Fine-structure constant constraints on dark energy

TL;DR

This paper combines astrophysical, atomic clock, and supernova data to constrain models where dark energy and variations in the fine-structure constant are linked, finding current data tightly limits their coupling.

Contribution

It provides the first comprehensive analysis constraining the coupling between dark energy and the fine-structure constant using multiple observational probes.

Findings

Current data constrain the coupling parameter to |ζ|<5×10⁻⁶ at 95% confidence.

Atomic clock tests dominate the constraints on the model.

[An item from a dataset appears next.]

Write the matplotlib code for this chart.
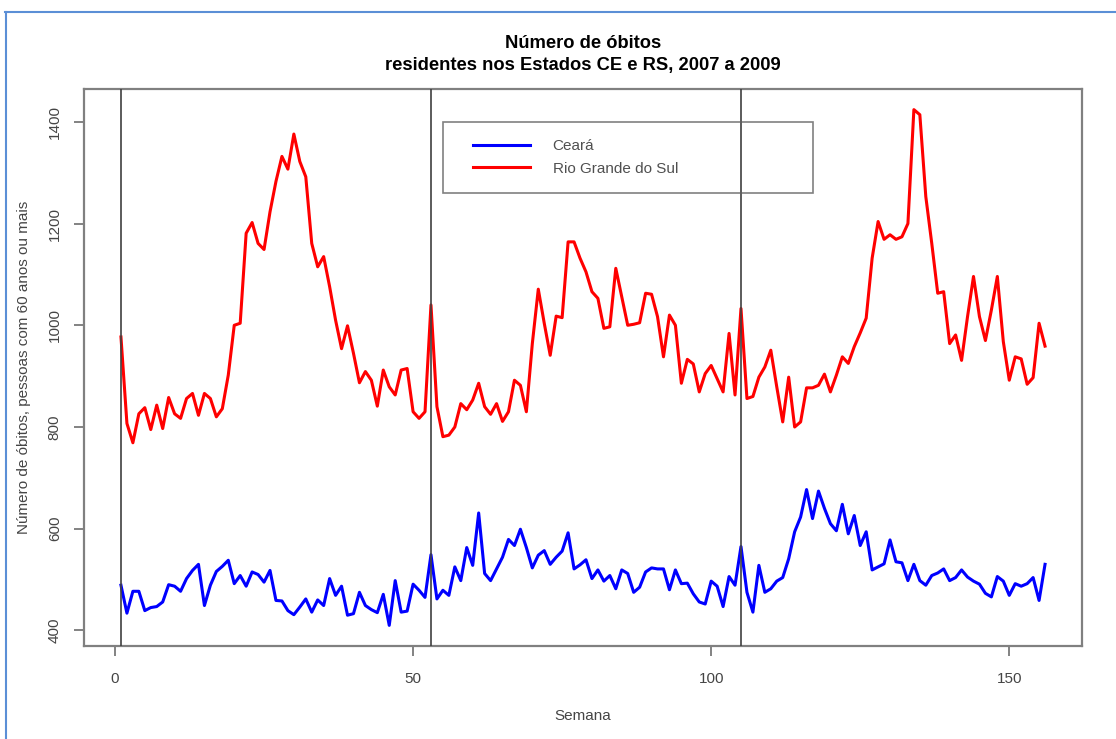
import matplotlib.pyplot as plt
import numpy as np
from matplotlib.lines import Line2D
from matplotlib.legend_handler import HandlerLine2D

# weekly deaths, people aged 60+, weeks 1..156 (2007-2009)
weeks = np.arange(1, 157)

rio_grande_do_sul = [
    977, 807, 769, 826, 838, 795, 843, 797, 858, 826,
    817, 856, 866, 823, 866, 856, 820, 836, 902, 1000,
    1004, 1181, 1202, 1161, 1149, 1223, 1283, 1332, 1307, 1376,
    1322, 1292, 1161, 1115, 1135, 1076, 1010, 954, 999, 945,
    887, 909, 892, 841, 912, 879, 863, 912, 915, 830,
    817, 830, 1040, 840, 781, 784, 800, 846, 834, 853,
    886, 840, 825, 846, 811, 830, 892, 882, 830, 964,
    1071, 1004, 941, 1018, 1015, 1164, 1164, 1132, 1105, 1066,
    1053, 994, 997, 1112, 1056, 1000, 1002, 1005, 1063, 1061,
    1017, 938, 1020, 1000, 886, 933, 924, 869, 905, 921,
    895, 869, 984, 863, 1033, 856, 860, 898, 918, 951,
    879, 810, 898, 800, 810, 877, 877, 882, 904, 869,
    902, 938, 925, 958, 985, 1014, 1132, 1204, 1169, 1178,
    1169, 1174, 1200, 1424, 1414, 1253, 1161, 1063, 1066, 964,
    981, 931, 1017, 1096, 1017, 970, 1030, 1096, 968, 892,
    938, 934, 884, 897, 1004, 959,
]

ceara = [
    489, 434, 477, 477, 439, 445, 447, 456, 490, 487,
    477, 502, 518, 530, 449, 489, 516, 526, 538, 492,
    508, 487, 515, 510, 495, 518, 459, 458, 439, 431,
    446, 462, 436, 460, 449, 502, 469, 487, 430, 433,
    475, 449, 441, 435, 471, 410, 498, 436, 438, 491,
    479, 465, 549, 462, 479, 469, 525, 498, 563, 528,
    631, 512, 498, 521, 544, 579, 567, 599, 563, 523,
    548, 557, 530, 544, 556, 592, 521, 529, 539, 502,
    519, 497, 508, 482, 519, 512, 475, 485, 515, 523,
    521, 521, 480, 519, 492, 493, 472, 456, 452, 497,
    487, 447, 506, 489, 565, 475, 436, 528, 475, 482,
    497, 504, 541, 594, 623, 677, 620, 674, 640, 610,
    596, 648, 590, 626, 567, 594, 519, 525, 531, 578,
    535, 533, 498, 530, 498, 489, 508, 513, 521, 498,
    504, 519, 505, 497, 491, 473, 466, 506, 497, 469,
    492, 487, 492, 504, 459, 530,
]

year_starts = [1, 53, 105]
x_ticks = [0, 50, 100, 150]
y_ticks = [400, 600, 800, 1000, 1200, 1400]

FONT = ['Liberation Sans', 'DejaVu Sans']
TXT = '#454545'
plt.rcParams['font.family'] = FONT


def r_range(lo, hi):
    # R-style 4% axis extension
    d = (hi - lo) * 0.04
    return lo - d, hi + d


fig = plt.figure(figsize=(11.16, 7.39), dpi=100)
ax = fig.add_axes([84 / 1116, 1 - 646 / 739, 998 / 1116, 557 / 739])

ax.plot(weeks, ceara, color='#0000ff', lw=2.2, label='Ceará')
ax.plot(weeks, rio_grande_do_sul, color='#ff0000', lw=2.2, label='Rio Grande do Sul')
for w in year_starts:
    ax.axvline(w, color='#404040', lw=1.2, zorder=3)

ax.set_xlim(*r_range(weeks.min(), weeks.max()))
ax.set_ylim(*r_range(min(ceara + rio_grande_do_sul), max(ceara + rio_grande_do_sul)))

ax.set_xticks(x_ticks)
ax.set_yticks(y_ticks)
ax.tick_params(direction='out', length=7, width=1.1, color='#606060',
               labelsize=11, labelcolor=TXT)
ax.tick_params(axis='x', pad=12)
ax.tick_params(axis='y', pad=9)
for lab in ax.get_yticklabels():
    lab.set_rotation(90)
    lab.set_va('center')

for s in ax.spines.values():
    s.set_color('#808080')
    s.set_linewidth(1.6)

ax.set_xlabel('Semana', fontsize=11, color=TXT, labelpad=16)
ax.set_ylabel('Número de óbitos, pessoas com 60 anos ou mais', fontsize=11,
              color=TXT, labelpad=12)
ax.set_title('Número de óbitos\nresidentes nos Estados CE e RS, 2007 a 2009',
             fontsize=13.2, fontweight='bold', linespacing=1.35, pad=14)

leg = ax.legend(loc='upper left', bbox_to_anchor=(0.36, 0.813, 0.37, 0.128),
                mode='expand', borderaxespad=0, fontsize=11, frameon=True,
                fancybox=False, handlelength=4.5, handletextpad=1.5,
                borderpad=1.15, labelspacing=0.55,
                handler_map={Line2D: HandlerLine2D(xpad=0.78)})
leg.get_frame().set_edgecolor('#606060')
leg.get_frame().set_linewidth(1.2)
leg.get_frame().set_facecolor('none')
for t in leg.get_texts():
    t.set_color('#505050')

# blue frame of the original screenshot
fig.add_artist(Line2D([5 / 1116, 1], [1 - 12 / 739, 1 - 12 / 739],
                      transform=fig.transFigure, color='#5b8fd6', lw=1.5))
fig.add_artist(Line2D([6 / 1116, 6 / 1116], [0, 1 - 12 / 739],
                      transform=fig.transFigure, color='#5b8fd6', lw=1.5))

fig.savefig('out.png', dpi=100)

Future spectrographs will significantly improve these constraints.

Abstract

We use astrophysical and atomic clock tests of the stability of the fine-structure constant $\alpha$, together with Type Ia supernova and Hubble parameter data, to constrain the simplest class of dynamical dark energy models where the same degree of freedom is assumed to provide both the dark energy and (through a dimensionless coupling, $\zeta$, to the electromagnetic sector) the $\alpha$ variation. We show how current data tightly constrains a combination of $\zeta$ and the dark energy equation of state $w_0$. At the $95\%$ confidence level and marginalizing over $w_0$ we find $|\zeta|<5\times10^{-6}$, with the atomic clock tests dominating the constraints. The forthcoming generation of high-resolution ultra-stable spectrographs will enable significantly tighter constraints.